:: Job ::
Reproduce from the records below, with no pictures, exactly the lines between the one containing "Write the Plotly code for this chart." and the one containing "stage_ticks = [0, 3, 6, 9, 12, 15]", inclusive.

:: Available data ::

+++

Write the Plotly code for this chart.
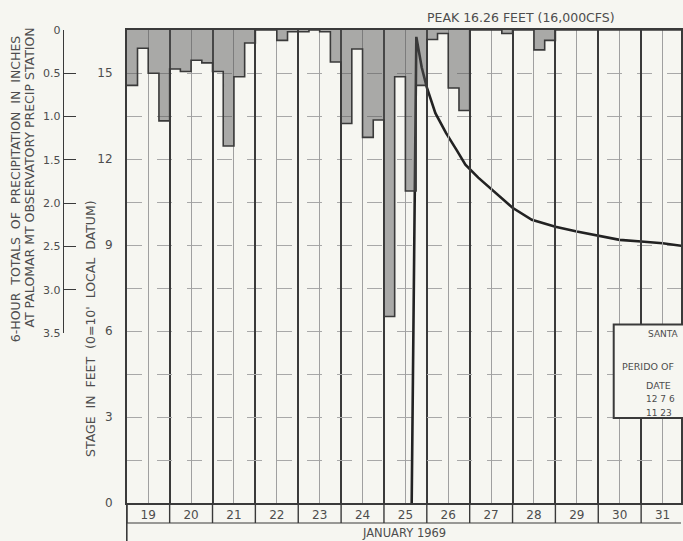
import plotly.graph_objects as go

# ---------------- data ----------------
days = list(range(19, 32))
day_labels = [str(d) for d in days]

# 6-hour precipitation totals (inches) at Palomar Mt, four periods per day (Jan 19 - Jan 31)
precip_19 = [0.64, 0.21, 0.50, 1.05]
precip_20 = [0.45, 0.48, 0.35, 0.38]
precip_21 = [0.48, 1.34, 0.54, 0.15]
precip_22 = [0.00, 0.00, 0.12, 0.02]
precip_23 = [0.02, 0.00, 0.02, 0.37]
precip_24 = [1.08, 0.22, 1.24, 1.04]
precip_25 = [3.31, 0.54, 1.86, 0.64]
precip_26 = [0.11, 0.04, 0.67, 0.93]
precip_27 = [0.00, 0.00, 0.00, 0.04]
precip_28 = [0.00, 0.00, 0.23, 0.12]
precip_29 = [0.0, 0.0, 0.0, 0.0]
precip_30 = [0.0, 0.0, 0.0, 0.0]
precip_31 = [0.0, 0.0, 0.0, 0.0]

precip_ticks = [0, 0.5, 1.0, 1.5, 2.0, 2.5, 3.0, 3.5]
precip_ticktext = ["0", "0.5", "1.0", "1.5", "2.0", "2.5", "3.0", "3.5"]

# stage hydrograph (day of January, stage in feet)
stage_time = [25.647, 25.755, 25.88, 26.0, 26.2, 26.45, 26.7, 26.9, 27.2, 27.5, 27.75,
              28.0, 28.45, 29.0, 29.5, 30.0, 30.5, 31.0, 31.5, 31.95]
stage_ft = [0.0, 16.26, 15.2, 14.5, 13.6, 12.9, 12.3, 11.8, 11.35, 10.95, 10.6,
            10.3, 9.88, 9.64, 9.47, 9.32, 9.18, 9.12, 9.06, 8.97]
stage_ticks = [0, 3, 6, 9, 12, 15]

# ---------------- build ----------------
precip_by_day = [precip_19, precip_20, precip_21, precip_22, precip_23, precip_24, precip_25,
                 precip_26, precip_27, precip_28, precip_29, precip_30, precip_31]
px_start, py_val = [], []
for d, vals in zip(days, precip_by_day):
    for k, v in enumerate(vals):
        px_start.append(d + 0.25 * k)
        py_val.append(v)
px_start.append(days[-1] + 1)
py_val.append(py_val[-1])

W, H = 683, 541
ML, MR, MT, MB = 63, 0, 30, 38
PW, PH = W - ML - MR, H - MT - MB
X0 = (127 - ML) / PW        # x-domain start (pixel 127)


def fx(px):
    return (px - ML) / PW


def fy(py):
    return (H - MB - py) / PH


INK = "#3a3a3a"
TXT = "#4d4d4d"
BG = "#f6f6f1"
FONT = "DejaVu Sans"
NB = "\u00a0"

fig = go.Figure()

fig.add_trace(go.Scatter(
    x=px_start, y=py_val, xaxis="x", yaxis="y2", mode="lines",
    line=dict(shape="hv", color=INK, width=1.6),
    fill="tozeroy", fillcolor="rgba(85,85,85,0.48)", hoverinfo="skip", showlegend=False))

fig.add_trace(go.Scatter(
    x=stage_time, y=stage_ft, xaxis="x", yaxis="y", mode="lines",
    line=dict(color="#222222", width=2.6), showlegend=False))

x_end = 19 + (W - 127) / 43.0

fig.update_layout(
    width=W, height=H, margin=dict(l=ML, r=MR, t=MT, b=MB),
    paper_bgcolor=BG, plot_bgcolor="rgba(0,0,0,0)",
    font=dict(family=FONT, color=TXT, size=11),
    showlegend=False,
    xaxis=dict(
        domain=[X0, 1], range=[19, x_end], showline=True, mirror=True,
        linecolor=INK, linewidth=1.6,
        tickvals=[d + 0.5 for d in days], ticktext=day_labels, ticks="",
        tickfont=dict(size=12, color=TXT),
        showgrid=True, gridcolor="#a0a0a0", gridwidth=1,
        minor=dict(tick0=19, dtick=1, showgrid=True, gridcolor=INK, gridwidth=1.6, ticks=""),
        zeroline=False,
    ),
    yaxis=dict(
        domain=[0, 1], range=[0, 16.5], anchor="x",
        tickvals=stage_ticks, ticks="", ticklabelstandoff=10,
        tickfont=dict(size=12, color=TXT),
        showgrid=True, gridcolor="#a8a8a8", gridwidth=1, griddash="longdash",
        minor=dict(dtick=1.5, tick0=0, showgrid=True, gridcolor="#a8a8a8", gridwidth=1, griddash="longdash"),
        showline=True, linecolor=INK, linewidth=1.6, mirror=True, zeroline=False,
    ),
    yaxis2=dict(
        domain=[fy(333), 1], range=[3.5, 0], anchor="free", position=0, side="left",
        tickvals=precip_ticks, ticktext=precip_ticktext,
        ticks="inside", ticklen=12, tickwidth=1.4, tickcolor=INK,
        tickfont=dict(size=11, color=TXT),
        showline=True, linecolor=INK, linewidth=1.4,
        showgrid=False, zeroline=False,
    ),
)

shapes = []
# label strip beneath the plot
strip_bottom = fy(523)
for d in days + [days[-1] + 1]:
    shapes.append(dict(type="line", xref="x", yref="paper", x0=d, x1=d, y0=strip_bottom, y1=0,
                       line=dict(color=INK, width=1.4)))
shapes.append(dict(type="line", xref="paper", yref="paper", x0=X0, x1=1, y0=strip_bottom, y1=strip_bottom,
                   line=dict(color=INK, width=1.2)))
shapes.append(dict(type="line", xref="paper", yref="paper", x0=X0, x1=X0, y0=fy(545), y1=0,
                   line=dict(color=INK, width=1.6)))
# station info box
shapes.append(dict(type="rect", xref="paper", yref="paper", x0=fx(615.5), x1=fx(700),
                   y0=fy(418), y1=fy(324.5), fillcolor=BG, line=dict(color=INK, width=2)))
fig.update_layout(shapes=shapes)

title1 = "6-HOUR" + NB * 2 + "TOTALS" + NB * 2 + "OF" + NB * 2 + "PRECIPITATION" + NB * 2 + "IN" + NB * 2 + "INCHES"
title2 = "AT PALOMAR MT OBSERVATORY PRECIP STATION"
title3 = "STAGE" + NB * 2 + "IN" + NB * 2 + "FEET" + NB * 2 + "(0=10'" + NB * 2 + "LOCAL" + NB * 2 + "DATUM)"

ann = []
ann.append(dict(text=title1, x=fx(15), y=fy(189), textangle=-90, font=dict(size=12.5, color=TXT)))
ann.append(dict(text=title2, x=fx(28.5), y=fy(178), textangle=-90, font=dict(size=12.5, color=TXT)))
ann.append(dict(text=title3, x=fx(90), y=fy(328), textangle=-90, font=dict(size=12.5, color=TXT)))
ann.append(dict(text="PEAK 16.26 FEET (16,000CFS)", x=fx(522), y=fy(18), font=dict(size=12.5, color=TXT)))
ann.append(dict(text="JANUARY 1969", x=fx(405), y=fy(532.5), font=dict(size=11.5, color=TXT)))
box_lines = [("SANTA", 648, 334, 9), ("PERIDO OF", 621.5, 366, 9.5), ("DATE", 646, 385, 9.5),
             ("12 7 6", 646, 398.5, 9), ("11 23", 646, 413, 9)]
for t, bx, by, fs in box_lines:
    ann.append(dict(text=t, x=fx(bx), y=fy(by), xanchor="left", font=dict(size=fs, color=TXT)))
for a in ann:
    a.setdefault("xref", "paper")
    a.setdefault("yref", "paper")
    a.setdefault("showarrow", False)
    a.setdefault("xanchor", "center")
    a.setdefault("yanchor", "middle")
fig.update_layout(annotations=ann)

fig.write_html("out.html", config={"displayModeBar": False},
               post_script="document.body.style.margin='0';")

+++

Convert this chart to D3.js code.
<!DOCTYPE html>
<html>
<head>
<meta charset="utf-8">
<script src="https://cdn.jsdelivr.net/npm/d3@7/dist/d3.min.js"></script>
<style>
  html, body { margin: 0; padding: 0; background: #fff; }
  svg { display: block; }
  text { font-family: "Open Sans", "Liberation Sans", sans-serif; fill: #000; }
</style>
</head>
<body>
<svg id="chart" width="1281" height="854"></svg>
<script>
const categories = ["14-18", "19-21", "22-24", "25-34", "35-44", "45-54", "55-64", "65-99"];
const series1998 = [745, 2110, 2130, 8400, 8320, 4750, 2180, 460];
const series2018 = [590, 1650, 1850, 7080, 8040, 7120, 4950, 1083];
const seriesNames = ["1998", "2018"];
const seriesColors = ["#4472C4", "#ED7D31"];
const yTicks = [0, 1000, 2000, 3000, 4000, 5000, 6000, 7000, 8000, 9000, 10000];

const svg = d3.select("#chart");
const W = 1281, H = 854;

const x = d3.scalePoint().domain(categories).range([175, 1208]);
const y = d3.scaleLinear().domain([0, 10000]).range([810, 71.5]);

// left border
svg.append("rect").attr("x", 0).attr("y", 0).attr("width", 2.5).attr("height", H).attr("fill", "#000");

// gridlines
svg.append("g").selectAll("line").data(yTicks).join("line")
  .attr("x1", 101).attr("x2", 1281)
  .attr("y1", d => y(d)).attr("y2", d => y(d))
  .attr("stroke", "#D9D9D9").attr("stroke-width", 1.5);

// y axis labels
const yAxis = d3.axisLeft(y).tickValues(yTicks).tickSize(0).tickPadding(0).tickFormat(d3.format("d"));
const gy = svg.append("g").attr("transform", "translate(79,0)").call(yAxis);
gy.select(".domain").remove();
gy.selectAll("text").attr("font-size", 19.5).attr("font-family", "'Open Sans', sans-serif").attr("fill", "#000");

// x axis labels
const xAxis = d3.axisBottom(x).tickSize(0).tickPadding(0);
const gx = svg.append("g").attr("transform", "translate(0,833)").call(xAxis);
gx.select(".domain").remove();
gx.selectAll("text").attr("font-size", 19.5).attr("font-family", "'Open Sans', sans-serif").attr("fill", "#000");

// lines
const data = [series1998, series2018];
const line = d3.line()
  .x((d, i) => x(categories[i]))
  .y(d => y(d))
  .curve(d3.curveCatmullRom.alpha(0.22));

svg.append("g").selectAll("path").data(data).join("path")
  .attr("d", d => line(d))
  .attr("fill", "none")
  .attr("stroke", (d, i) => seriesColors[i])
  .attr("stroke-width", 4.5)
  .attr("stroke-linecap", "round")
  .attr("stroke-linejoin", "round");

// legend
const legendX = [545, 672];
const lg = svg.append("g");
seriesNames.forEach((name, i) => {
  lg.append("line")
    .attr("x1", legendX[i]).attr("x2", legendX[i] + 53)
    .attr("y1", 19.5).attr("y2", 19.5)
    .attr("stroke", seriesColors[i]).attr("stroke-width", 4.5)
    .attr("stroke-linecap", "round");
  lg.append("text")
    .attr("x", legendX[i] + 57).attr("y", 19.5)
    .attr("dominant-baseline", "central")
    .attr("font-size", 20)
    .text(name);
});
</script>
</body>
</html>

+++

:: Final result ::
Write the Plotly code for this chart.
import plotly.graph_objects as go

# ---------------- data ----------------
days = list(range(19, 32))
day_labels = [str(d) for d in days]

# 6-hour precipitation totals (inches) at Palomar Mt, four periods per day (Jan 19 - Jan 31)
precip_19 = [0.64, 0.21, 0.50, 1.05]
precip_20 = [0.45, 0.48, 0.35, 0.38]
precip_21 = [0.48, 1.34, 0.54, 0.15]
precip_22 = [0.00, 0.00, 0.12, 0.02]
precip_23 = [0.02, 0.00, 0.02, 0.37]
precip_24 = [1.08, 0.22, 1.24, 1.04]
precip_25 = [3.31, 0.54, 1.86, 0.64]
precip_26 = [0.11, 0.04, 0.67, 0.93]
precip_27 = [0.00, 0.00, 0.00, 0.04]
precip_28 = [0.00, 0.00, 0.23, 0.12]
precip_29 = [0.0, 0.0, 0.0, 0.0]
precip_30 = [0.0, 0.0, 0.0, 0.0]
precip_31 = [0.0, 0.0, 0.0, 0.0]

precip_ticks = [0, 0.5, 1.0, 1.5, 2.0, 2.5, 3.0, 3.5]
precip_ticktext = ["0", "0.5", "1.0", "1.5", "2.0", "2.5", "3.0", "3.5"]

# stage hydrograph (day of January, stage in feet)
stage_time = [25.647, 25.755, 25.88, 26.0, 26.2, 26.45, 26.7, 26.9, 27.2, 27.5, 27.75,
              28.0, 28.45, 29.0, 29.5, 30.0, 30.5, 31.0, 31.5, 31.95]
stage_ft = [0.0, 16.26, 15.2, 14.5, 13.6, 12.9, 12.3, 11.8, 11.35, 10.95, 10.6,
            10.3, 9.88, 9.64, 9.47, 9.32, 9.18, 9.12, 9.06, 8.97]
stage_ticks = [0, 3, 6, 9, 12, 15]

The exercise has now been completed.